Source material =>
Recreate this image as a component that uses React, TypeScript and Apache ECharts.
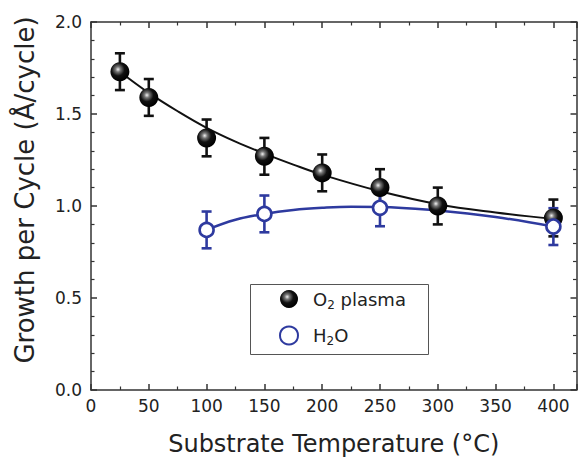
import React, { useEffect, useRef } from "react";
import * as echarts from "echarts";

// Measured data
const o2Temps = [25, 50, 100, 150, 200, 250, 300, 400];
const o2Gpc = [1.73, 1.59, 1.37, 1.27, 1.18, 1.10, 1.00, 0.935];
const o2Err = [0.1, 0.1, 0.1, 0.1, 0.1, 0.1, 0.1, 0.1];

const h2oTemps = [100, 150, 250, 400];
const h2oGpc = [0.87, 0.957, 0.99, 0.888];
const h2oErr = [0.1, 0.1, 0.1, 0.1];

// Fit curves
const o2FitT = [25, 50, 75, 100, 125, 150, 175, 200, 250, 300, 350, 400];
const o2FitG = [1.73, 1.615, 1.515, 1.425, 1.35, 1.285, 1.225, 1.17, 1.08, 1.01, 0.965, 0.93];
const h2oFitT = [100, 125, 150, 175, 200, 225, 250, 300, 350, 400];
const h2oFitG = [0.87, 0.925, 0.957, 0.978, 0.99, 0.996, 0.995, 0.975, 0.94, 0.888];

const xTicks = { min: 0, max: 420, interval: 50 };
const yTicks = { min: 0, max: 2, interval: 0.5 };

const BLUE = "#2E3A9F";
const AXIS = "#333";
const TXT = "#222";

export default function App() {
  const ref = useRef<HTMLDivElement>(null);
  useEffect(() => {
    if (!ref.current) return;
    const chart = echarts.init(ref.current, undefined, { renderer: "svg" });
    const ball = new echarts.graphic.RadialGradient(0.4, 0.38, 0.62, [
      { offset: 0, color: "#f2f2f2" },
      { offset: 0.22, color: "#777" },
      { offset: 0.55, color: "#111" },
      { offset: 1, color: "#000" },
    ]);
    const errRender = (color: string) => (params: any, api: any) => {
      const x = api.value(0), y = api.value(1), e = api.value(2);
      const t = api.coord([x, y + e]);
      const b = api.coord([x, y - e]);
      const hw = 5;
      const style = { stroke: color, lineWidth: 2.6 };
      return {
        type: "group",
        children: [
          { type: "line", shape: { x1: t[0], y1: t[1], x2: b[0], y2: b[1] }, style },
          { type: "line", shape: { x1: t[0] - hw, y1: t[1], x2: t[0] + hw, y2: t[1] }, style },
          { type: "line", shape: { x1: b[0] - hw, y1: b[1], x2: b[0] + hw, y2: b[1] }, style },
        ],
      };
    };
    const axisCommon = {
      axisLine: { show: true, onZero: false, lineStyle: { color: AXIS, width: 1.5 } },
      axisTick: { show: true, inside: true, length: 6, lineStyle: { color: AXIS, width: 1.5 } },
      minorTick: { show: true, length: 3.5, lineStyle: { color: AXIS, width: 1.2 } },
      splitLine: { show: false },
    };
    const font = "DejaVu Sans, sans-serif";
    chart.setOption({
      animation: false,
      backgroundColor: "#fff",
      grid: { left: 91, right: 1.5, top: 22, bottom: 69, outerBoundsMode: "none", containLabel: false },
      graphic: [
        {
          type: "rect",
          left: 248,
          top: 282,
          shape: { width: 178, height: 70 },
          style: { fill: "none", stroke: "#555", lineWidth: 1 },
          z: 10,
          silent: true,
        },
      ],
      xAxis: [
        {
          type: "value",
          ...xTicks,
          ...axisCommon,
          minorTick: { ...axisCommon.minorTick, splitNumber: 2 },
          axisLabel: {
            fontSize: 17, color: TXT, fontFamily: font, margin: 7,
            showMaxLabel: false,
            formatter: (v: number) => (v % 50 === 0 ? String(v) : ""),
          },
          name: "Substrate Temperature (°C)",
          nameLocation: "middle",
          nameGap: 42,
          nameTextStyle: { fontSize: 24, color: TXT, fontFamily: font },
        },
        {
          type: "value",
          position: "top",
          ...xTicks,
          ...axisCommon,
          minorTick: { ...axisCommon.minorTick, splitNumber: 2 },
          axisLabel: { show: false },
        },
      ],
      yAxis: [
        {
          type: "value",
          ...yTicks,
          ...axisCommon,
          minorTick: { ...axisCommon.minorTick, splitNumber: 5 },
          axisLabel: {
            fontSize: 17, color: TXT, fontFamily: font, margin: 9,
            formatter: (v: number) => v.toFixed(1),
          },
          name: "Growth per Cycle (Å/cycle)",
          nameLocation: "middle",
          nameGap: 53,
          nameTextStyle: { fontSize: 26, color: TXT, fontFamily: font, padding: [0, 0, 0, 32] },
        },
        {
          type: "value",
          position: "right",
          ...yTicks,
          ...axisCommon,
          minorTick: { ...axisCommon.minorTick, splitNumber: 5 },
          axisLabel: { show: false },
        },
      ],
      legend: {
        show: true,
        orient: "vertical",
        left: 279,
        top: 290,
        padding: 0,
        itemGap: 15,
        itemWidth: 18,
        itemHeight: 18,
        data: ["O2 plasma", "H2O"],
        textStyle: {
          fontFamily: font,
          fontSize: 18,
          color: TXT,
          rich: {
            f: { fontSize: 18, fontFamily: font, color: TXT, padding: [0, 0, 0, 10] },
            n: { fontSize: 18, fontFamily: font, color: TXT },
            s: { fontSize: 12, fontFamily: font, color: TXT, verticalAlign: "bottom", padding: [11, 0, 0, 0] },
          },
        },
        formatter: (name: string) =>
          name === "O2 plasma" ? "{f|O}{s|2}{n| plasma}" : "{f|H}{s|2}{n|O}",
      },
      series: [
        {
          type: "line",
          data: o2FitT.map((t, i) => [t, o2FitG[i]]),
          smooth: 0.4,
          showSymbol: false,
          lineStyle: { color: "#111", width: 2 },
          z: 1,
          silent: true,
        },
        {
          type: "line",
          data: h2oFitT.map((t, i) => [t, h2oFitG[i]]),
          smooth: 0.4,
          showSymbol: false,
          lineStyle: { color: BLUE, width: 2.5 },
          z: 1,
          silent: true,
        },
        {
          type: "custom",
          renderItem: errRender("#111"),
          data: o2Temps.map((t, i) => [t, o2Gpc[i], o2Err[i]]),
          encode: { x: 0, y: 1 },
          z: 2,
        },
        {
          type: "custom",
          renderItem: errRender(BLUE),
          data: h2oTemps.map((t, i) => [t, h2oGpc[i], h2oErr[i]]),
          encode: { x: 0, y: 1 },
          z: 2,
        },
        {
          name: "O2 plasma",
          type: "scatter",
          data: o2Temps.map((t, i) => [t, o2Gpc[i]]),
          symbol: "circle",
          symbolSize: 19,
          itemStyle: { color: ball, opacity: 1 },
          z: 3,
        },
        {
          name: "H2O",
          type: "scatter",
          data: h2oTemps.map((t, i) => [t, h2oGpc[i]]),
          symbol: "circle",
          symbolSize: 14,
          itemStyle: { color: "#fff", borderColor: BLUE, borderWidth: 2.6, opacity: 1 },
          z: 3,
        },
      ],
    });
    return () => chart.dispose();
  }, []);
  return <div ref={ref} style={{ width: 578, height: 459, position: "absolute", left: 0, top: 0 }} />;
}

Objective =>
Output an exact copy of the material, with the pictures removed.

Solution to the exercise =>
Recreate this image as a component that uses React, TypeScript and Apache ECharts.
import React, { useEffect, useRef } from "react";
import * as echarts from "echarts";

// Measured data
const o2Temps = [25, 50, 100, 150, 200, 250, 300, 400];
const o2Gpc = [1.73, 1.59, 1.37, 1.27, 1.18, 1.10, 1.00, 0.935];
const o2Err = [0.1, 0.1, 0.1, 0.1, 0.1, 0.1, 0.1, 0.1];

const h2oTemps = [100, 150, 250, 400];
const h2oGpc = [0.87, 0.957, 0.99, 0.888];
const h2oErr = [0.1, 0.1, 0.1, 0.1];

// Fit curves
const o2FitT = [25, 50, 75, 100, 125, 150, 175, 200, 250, 300, 350, 400];
const o2FitG = [1.73, 1.615, 1.515, 1.425, 1.35, 1.285, 1.225, 1.17, 1.08, 1.01, 0.965, 0.93];
const h2oFitT = [100, 125, 150, 175, 200, 225, 250, 300, 350, 400];
const h2oFitG = [0.87, 0.925, 0.957, 0.978, 0.99, 0.996, 0.995, 0.975, 0.94, 0.888];

const xTicks = { min: 0, max: 420, interval: 50 };
const yTicks = { min: 0, max: 2, interval: 0.5 };

const BLUE = "#2E3A9F";
const AXIS = "#333";
const TXT = "#222";

export default function App() {
  const ref = useRef<HTMLDivElement>(null);
  useEffect(() => {
    if (!ref.current) return;
    const chart = echarts.init(ref.current, undefined, { renderer: "svg" });
    const ball = new echarts.graphic.RadialGradient(0.4, 0.38, 0.62, [
      { offset: 0, color: "#f2f2f2" },
      { offset: 0.22, color: "#777" },
      { offset: 0.55, color: "#111" },
      { offset: 1, color: "#000" },
    ]);
    const errRender = (color: string) => (params: any, api: any) => {
      const x = api.value(0), y = api.value(1), e = api.value(2);
      const t = api.coord([x, y + e]);
      const b = api.coord([x, y - e]);
      const hw = 5;
      const style = { stroke: color, lineWidth: 2.6 };
      return {
        type: "group",
        children: [
          { type: "line", shape: { x1: t[0], y1: t[1], x2: b[0], y2: b[1] }, style },
          { type: "line", shape: { x1: t[0] - hw, y1: t[1], x2: t[0] + hw, y2: t[1] }, style },
          { type: "line", shape: { x1: b[0] - hw, y1: b[1], x2: b[0] + hw, y2: b[1] }, style },
        ],
      };
    };
    const axisCommon = {
      axisLine: { show: true, onZero: false, lineStyle: { color: AXIS, width: 1.5 } },
      axisTick: { show: true, inside: true, length: 6, lineStyle: { color: AXIS, width: 1.5 } },
      minorTick: { show: true, length: 3.5, lineStyle: { color: AXIS, width: 1.2 } },
      splitLine: { show: false },
    };
    const font = "DejaVu Sans, sans-serif";
    chart.setOption({
      animation: false,
      backgroundColor: "#fff",
      grid: { left: 91, right: 1.5, top: 22, bottom: 69, outerBoundsMode: "none", containLabel: false },
      graphic: [
        {
          type: "rect",
          left: 248,
          top: 282,
          shape: { width: 178, height: 70 },
          style: { fill: "none", stroke: "#555", lineWidth: 1 },
          z: 10,
          silent: true,
        },
      ],
      xAxis: [
        {
          type: "value",
          ...xTicks,
          ...axisCommon,
          minorTick: { ...axisCommon.minorTick, splitNumber: 2 },
          axisLabel: {
            fontSize: 17, color: TXT, fontFamily: font, margin: 7,
            showMaxLabel: false,
            formatter: (v: number) => (v % 50 === 0 ? String(v) : ""),
          },
          name: "Substrate Temperature (°C)",
          nameLocation: "middle",
          nameGap: 42,
          nameTextStyle: { fontSize: 24, color: TXT, fontFamily: font },
        },
        {
          type: "value",
          position: "top",
          ...xTicks,
          ...axisCommon,
          minorTick: { ...axisCommon.minorTick, splitNumber: 2 },
          axisLabel: { show: false },
        },
      ],
      yAxis: [
        {
          type: "value",
          ...yTicks,
          ...axisCommon,
          minorTick: { ...axisCommon.minorTick, splitNumber: 5 },
          axisLabel: {
            fontSize: 17, color: TXT, fontFamily: font, margin: 9,
            formatter: (v: number) => v.toFixed(1),
          },
          name: "Growth per Cycle (Å/cycle)",
          nameLocation: "middle",
          nameGap: 53,
          nameTextStyle: { fontSize: 26, color: TXT, fontFamily: font, padding: [0, 0, 0, 32] },
        },
        {
          type: "value",
          position: "right",
          ...yTicks,
          ...axisCommon,
          minorTick: { ...axisCommon.minorTick, splitNumber: 5 },
          axisLabel: { show: false },
        },
      ],
      legend: {
        show: true,
        orient: "vertical",
        left: 279,
        top: 290,
        padding: 0,
        itemGap: 15,
        itemWidth: 18,
        itemHeight: 18,
        data: ["O2 plasma", "H2O"],
        textStyle: {
          fontFamily: font,
          fontSize: 18,
          color: TXT,
          rich: {
            f: { fontSize: 18, fontFamily: font, color: TXT, padding: [0, 0, 0, 10] },
            n: { fontSize: 18, fontFamily: font, color: TXT },
            s: { fontSize: 12, fontFamily: font, color: TXT, verticalAlign: "bottom", padding: [11, 0, 0, 0] },
          },
        },
        formatter: (name: string) =>
          name === "O2 plasma" ? "{f|O}{s|2}{n| plasma}" : "{f|H}{s|2}{n|O}",
      },
      series: [
        {
          type: "line",
          data: o2FitT.map((t, i) => [t, o2FitG[i]]),
          smooth: 0.4,
          showSymbol: false,
          lineStyle: { color: "#111", width: 2 },
          z: 1,
          silent: true,
        },
        {
          type: "line",
          data: h2oFitT.map((t, i) => [t, h2oFitG[i]]),
          smooth: 0.4,
          showSymbol: false,
          lineStyle: { color: BLUE, width: 2.5 },
          z: 1,
          silent: true,
        },
        {
          type: "custom",
          renderItem: errRender("#111"),
          data: o2Temps.map((t, i) => [t, o2Gpc[i], o2Err[i]]),
          encode: { x: 0, y: 1 },
          z: 2,
        },
        {
          type: "custom",
          renderItem: errRender(BLUE),
          data: h2oTemps.map((t, i) => [t, h2oGpc[i], h2oErr[i]]),
          encode: { x: 0, y: 1 },
          z: 2,
        },
        {
          name: "O2 plasma",
          type: "scatter",
          data: o2Temps.map((t, i) => [t, o2Gpc[i]]),
          symbol: "circle",
          symbolSize: 19,
          itemStyle: { color: ball, opacity: 1 },
          z: 3,
        },
        {
          name: "H2O",
          type: "scatter",
          data: h2oTemps.map((t, i) => [t, h2oGpc[i]]),
          symbol: "circle",
          symbolSize: 14,
          itemStyle: { color: "#fff", borderColor: BLUE, borderWidth: 2.6, opacity: 1 },
          z: 3,
        },
      ],
    });
    return () => chart.dispose();
  }, []);
  return <div ref={ref} style={{ width: 578, height: 459, position: "absolute", left: 0, top: 0 }} />;
}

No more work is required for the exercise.